-- BEGIN --

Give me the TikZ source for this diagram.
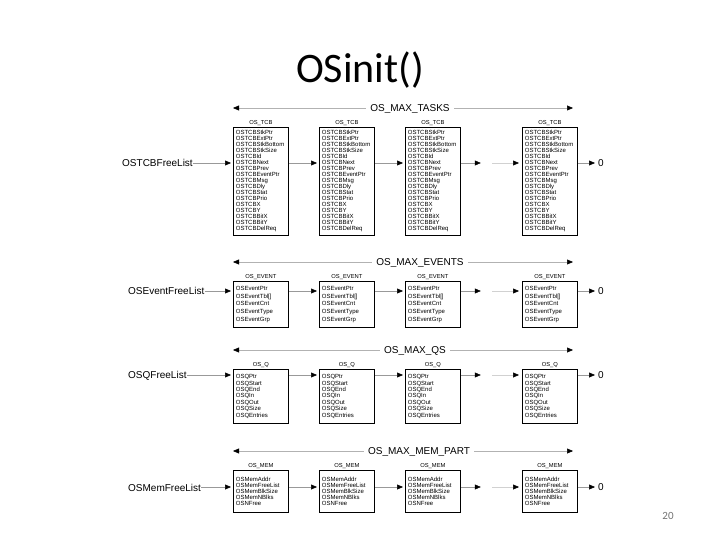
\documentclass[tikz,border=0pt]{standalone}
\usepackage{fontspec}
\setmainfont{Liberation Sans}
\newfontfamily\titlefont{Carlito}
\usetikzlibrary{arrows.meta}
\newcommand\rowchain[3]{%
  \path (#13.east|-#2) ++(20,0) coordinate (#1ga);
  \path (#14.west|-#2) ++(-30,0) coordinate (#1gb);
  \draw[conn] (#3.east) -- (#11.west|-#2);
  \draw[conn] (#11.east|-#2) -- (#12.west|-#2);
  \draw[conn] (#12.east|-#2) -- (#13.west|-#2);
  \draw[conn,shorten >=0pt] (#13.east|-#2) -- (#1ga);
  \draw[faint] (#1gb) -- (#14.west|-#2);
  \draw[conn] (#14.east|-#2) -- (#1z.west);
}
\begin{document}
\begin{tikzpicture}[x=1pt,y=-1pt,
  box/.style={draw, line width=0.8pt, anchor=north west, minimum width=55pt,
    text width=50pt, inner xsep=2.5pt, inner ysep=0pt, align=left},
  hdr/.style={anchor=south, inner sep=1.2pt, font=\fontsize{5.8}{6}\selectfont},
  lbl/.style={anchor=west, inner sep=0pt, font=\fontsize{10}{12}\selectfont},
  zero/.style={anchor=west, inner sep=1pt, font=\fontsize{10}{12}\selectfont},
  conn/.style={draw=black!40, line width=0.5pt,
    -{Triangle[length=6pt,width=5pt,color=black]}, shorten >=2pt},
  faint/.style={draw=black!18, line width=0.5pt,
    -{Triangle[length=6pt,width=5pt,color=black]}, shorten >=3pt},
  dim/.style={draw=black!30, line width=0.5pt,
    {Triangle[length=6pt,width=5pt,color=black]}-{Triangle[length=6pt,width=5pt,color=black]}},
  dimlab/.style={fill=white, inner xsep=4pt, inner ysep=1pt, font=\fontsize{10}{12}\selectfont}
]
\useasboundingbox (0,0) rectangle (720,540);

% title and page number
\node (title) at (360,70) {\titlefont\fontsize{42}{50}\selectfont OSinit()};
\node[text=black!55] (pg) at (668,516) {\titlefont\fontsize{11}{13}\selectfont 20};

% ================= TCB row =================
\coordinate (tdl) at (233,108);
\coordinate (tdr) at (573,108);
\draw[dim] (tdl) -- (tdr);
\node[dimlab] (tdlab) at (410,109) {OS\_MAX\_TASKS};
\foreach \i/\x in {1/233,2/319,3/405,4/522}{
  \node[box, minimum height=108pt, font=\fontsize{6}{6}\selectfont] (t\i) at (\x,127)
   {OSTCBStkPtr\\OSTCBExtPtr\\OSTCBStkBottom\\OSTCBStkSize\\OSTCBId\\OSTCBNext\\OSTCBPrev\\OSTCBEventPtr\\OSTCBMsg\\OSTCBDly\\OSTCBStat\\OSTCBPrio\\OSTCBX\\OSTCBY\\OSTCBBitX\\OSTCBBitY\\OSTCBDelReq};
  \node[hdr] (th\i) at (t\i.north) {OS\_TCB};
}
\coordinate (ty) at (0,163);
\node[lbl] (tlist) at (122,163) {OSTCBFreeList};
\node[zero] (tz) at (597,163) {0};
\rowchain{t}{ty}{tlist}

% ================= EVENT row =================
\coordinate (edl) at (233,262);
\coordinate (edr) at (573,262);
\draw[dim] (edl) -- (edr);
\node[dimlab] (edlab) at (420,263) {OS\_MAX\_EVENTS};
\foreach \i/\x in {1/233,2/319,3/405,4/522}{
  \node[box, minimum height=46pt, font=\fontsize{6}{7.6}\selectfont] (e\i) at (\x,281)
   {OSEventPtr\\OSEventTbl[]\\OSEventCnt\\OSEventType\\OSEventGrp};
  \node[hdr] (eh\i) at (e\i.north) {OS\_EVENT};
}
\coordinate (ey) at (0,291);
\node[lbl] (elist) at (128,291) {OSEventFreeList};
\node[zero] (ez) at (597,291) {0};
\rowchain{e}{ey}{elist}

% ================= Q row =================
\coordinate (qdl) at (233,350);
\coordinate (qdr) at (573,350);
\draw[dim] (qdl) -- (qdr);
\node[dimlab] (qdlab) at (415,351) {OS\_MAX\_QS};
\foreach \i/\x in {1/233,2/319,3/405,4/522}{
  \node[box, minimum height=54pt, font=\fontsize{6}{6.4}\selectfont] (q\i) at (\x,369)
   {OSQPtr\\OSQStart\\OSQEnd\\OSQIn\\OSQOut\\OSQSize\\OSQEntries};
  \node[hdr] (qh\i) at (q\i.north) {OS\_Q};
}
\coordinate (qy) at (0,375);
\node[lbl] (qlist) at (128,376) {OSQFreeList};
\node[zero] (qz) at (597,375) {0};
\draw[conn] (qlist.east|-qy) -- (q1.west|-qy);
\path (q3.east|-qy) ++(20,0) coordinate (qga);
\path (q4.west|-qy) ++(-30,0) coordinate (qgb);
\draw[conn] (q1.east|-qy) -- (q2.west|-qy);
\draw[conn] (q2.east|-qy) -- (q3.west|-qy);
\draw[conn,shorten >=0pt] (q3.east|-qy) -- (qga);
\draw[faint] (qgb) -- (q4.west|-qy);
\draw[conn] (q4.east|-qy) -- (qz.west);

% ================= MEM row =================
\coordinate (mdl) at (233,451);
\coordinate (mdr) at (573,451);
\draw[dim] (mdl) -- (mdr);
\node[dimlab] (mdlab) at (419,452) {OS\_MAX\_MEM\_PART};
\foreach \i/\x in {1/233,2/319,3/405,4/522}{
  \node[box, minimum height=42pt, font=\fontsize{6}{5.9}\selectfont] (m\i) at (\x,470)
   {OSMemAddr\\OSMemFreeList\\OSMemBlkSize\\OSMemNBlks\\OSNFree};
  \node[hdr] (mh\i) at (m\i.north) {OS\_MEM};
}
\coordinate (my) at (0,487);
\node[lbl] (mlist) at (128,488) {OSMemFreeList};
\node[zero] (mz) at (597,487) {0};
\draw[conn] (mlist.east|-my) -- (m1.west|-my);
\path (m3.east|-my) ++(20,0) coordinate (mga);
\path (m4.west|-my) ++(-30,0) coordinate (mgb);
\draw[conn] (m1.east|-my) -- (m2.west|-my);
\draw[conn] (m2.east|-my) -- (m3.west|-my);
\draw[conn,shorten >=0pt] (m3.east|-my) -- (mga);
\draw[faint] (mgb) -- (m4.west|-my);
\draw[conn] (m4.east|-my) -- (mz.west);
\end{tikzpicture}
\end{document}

-- END --

### The problem
Write out the full listing verbatim, excluding its pictures.

### Result for this exercise
Give me the TikZ source for this diagram.
\documentclass[tikz,border=0pt]{standalone}
\usepackage{fontspec}
\setmainfont{Liberation Sans}
\newfontfamily\titlefont{Carlito}
\usetikzlibrary{arrows.meta}
\newcommand\rowchain[3]{%
  \path (#13.east|-#2) ++(20,0) coordinate (#1ga);
  \path (#14.west|-#2) ++(-30,0) coordinate (#1gb);
  \draw[conn] (#3.east) -- (#11.west|-#2);
  \draw[conn] (#11.east|-#2) -- (#12.west|-#2);
  \draw[conn] (#12.east|-#2) -- (#13.west|-#2);
  \draw[conn,shorten >=0pt] (#13.east|-#2) -- (#1ga);
  \draw[faint] (#1gb) -- (#14.west|-#2);
  \draw[conn] (#14.east|-#2) -- (#1z.west);
}
\begin{document}
\begin{tikzpicture}[x=1pt,y=-1pt,
  box/.style={draw, line width=0.8pt, anchor=north west, minimum width=55pt,
    text width=50pt, inner xsep=2.5pt, inner ysep=0pt, align=left},
  hdr/.style={anchor=south, inner sep=1.2pt, font=\fontsize{5.8}{6}\selectfont},
  lbl/.style={anchor=west, inner sep=0pt, font=\fontsize{10}{12}\selectfont},
  zero/.style={anchor=west, inner sep=1pt, font=\fontsize{10}{12}\selectfont},
  conn/.style={draw=black!40, line width=0.5pt,
    -{Triangle[length=6pt,width=5pt,color=black]}, shorten >=2pt},
  faint/.style={draw=black!18, line width=0.5pt,
    -{Triangle[length=6pt,width=5pt,color=black]}, shorten >=3pt},
  dim/.style={draw=black!30, line width=0.5pt,
    {Triangle[length=6pt,width=5pt,color=black]}-{Triangle[length=6pt,width=5pt,color=black]}},
  dimlab/.style={fill=white, inner xsep=4pt, inner ysep=1pt, font=\fontsize{10}{12}\selectfont}
]
\useasboundingbox (0,0) rectangle (720,540);

% title and page number
\node (title) at (360,70) {\titlefont\fontsize{42}{50}\selectfont OSinit()};
\node[text=black!55] (pg) at (668,516) {\titlefont\fontsize{11}{13}\selectfont 20};

% ================= TCB row =================
\coordinate (tdl) at (233,108);
\coordinate (tdr) at (573,108);
\draw[dim] (tdl) -- (tdr);
\node[dimlab] (tdlab) at (410,109) {OS\_MAX\_TASKS};
\foreach \i/\x in {1/233,2/319,3/405,4/522}{
  \node[box, minimum height=108pt, font=\fontsize{6}{6}\selectfont] (t\i) at (\x,127)
   {OSTCBStkPtr\\OSTCBExtPtr\\OSTCBStkBottom\\OSTCBStkSize\\OSTCBId\\OSTCBNext\\OSTCBPrev\\OSTCBEventPtr\\OSTCBMsg\\OSTCBDly\\OSTCBStat\\OSTCBPrio\\OSTCBX\\OSTCBY\\OSTCBBitX\\OSTCBBitY\\OSTCBDelReq};
  \node[hdr] (th\i) at (t\i.north) {OS\_TCB};
}
\coordinate (ty) at (0,163);
\node[lbl] (tlist) at (122,163) {OSTCBFreeList};
\node[zero] (tz) at (597,163) {0};
\rowchain{t}{ty}{tlist}

% ================= EVENT row =================
\coordinate (edl) at (233,262);
\coordinate (edr) at (573,262);
\draw[dim] (edl) -- (edr);
\node[dimlab] (edlab) at (420,263) {OS\_MAX\_EVENTS};
\foreach \i/\x in {1/233,2/319,3/405,4/522}{
  \node[box, minimum height=46pt, font=\fontsize{6}{7.6}\selectfont] (e\i) at (\x,281)
   {OSEventPtr\\OSEventTbl[]\\OSEventCnt\\OSEventType\\OSEventGrp};
  \node[hdr] (eh\i) at (e\i.north) {OS\_EVENT};
}
\coordinate (ey) at (0,291);
\node[lbl] (elist) at (128,291) {OSEventFreeList};
\node[zero] (ez) at (597,291) {0};
\rowchain{e}{ey}{elist}

% ================= Q row =================
\coordinate (qdl) at (233,350);
\coordinate (qdr) at (573,350);
\draw[dim] (qdl) -- (qdr);
\node[dimlab] (qdlab) at (415,351) {OS\_MAX\_QS};
\foreach \i/\x in {1/233,2/319,3/405,4/522}{
  \node[box, minimum height=54pt, font=\fontsize{6}{6.4}\selectfont] (q\i) at (\x,369)
   {OSQPtr\\OSQStart\\OSQEnd\\OSQIn\\OSQOut\\OSQSize\\OSQEntries};
  \node[hdr] (qh\i) at (q\i.north) {OS\_Q};
}
\coordinate (qy) at (0,375);
\node[lbl] (qlist) at (128,376) {OSQFreeList};
\node[zero] (qz) at (597,375) {0};
\draw[conn] (qlist.east|-qy) -- (q1.west|-qy);
\path (q3.east|-qy) ++(20,0) coordinate (qga);
\path (q4.west|-qy) ++(-30,0) coordinate (qgb);
\draw[conn] (q1.east|-qy) -- (q2.west|-qy);
\draw[conn] (q2.east|-qy) -- (q3.west|-qy);
\draw[conn,shorten >=0pt] (q3.east|-qy) -- (qga);
\draw[faint] (qgb) -- (q4.west|-qy);
\draw[conn] (q4.east|-qy) -- (qz.west);

% ================= MEM row =================
\coordinate (mdl) at (233,451);
\coordinate (mdr) at (573,451);
\draw[dim] (mdl) -- (mdr);
\node[dimlab] (mdlab) at (419,452) {OS\_MAX\_MEM\_PART};
\foreach \i/\x in {1/233,2/319,3/405,4/522}{
  \node[box, minimum height=42pt, font=\fontsize{6}{5.9}\selectfont] (m\i) at (\x,470)
   {OSMemAddr\\OSMemFreeList\\OSMemBlkSize\\OSMemNBlks\\OSNFree};
  \node[hdr] (mh\i) at (m\i.north) {OS\_MEM};
}
\coordinate (my) at (0,487);
\node[lbl] (mlist) at (128,488) {OSMemFreeList};
\node[zero] (mz) at (597,487) {0};
\draw[conn] (mlist.east|-my) -- (m1.west|-my);
\path (m3.east|-my) ++(20,0) coordinate (mga);
\path (m4.west|-my) ++(-30,0) coordinate (mgb);
\draw[conn] (m1.east|-my) -- (m2.west|-my);
\draw[conn] (m2.east|-my) -- (m3.west|-my);
\draw[conn,shorten >=0pt] (m3.east|-my) -- (mga);
\draw[faint] (mgb) -- (m4.west|-my);
\draw[conn] (m4.east|-my) -- (mz.west);
\end{tikzpicture}
\end{document}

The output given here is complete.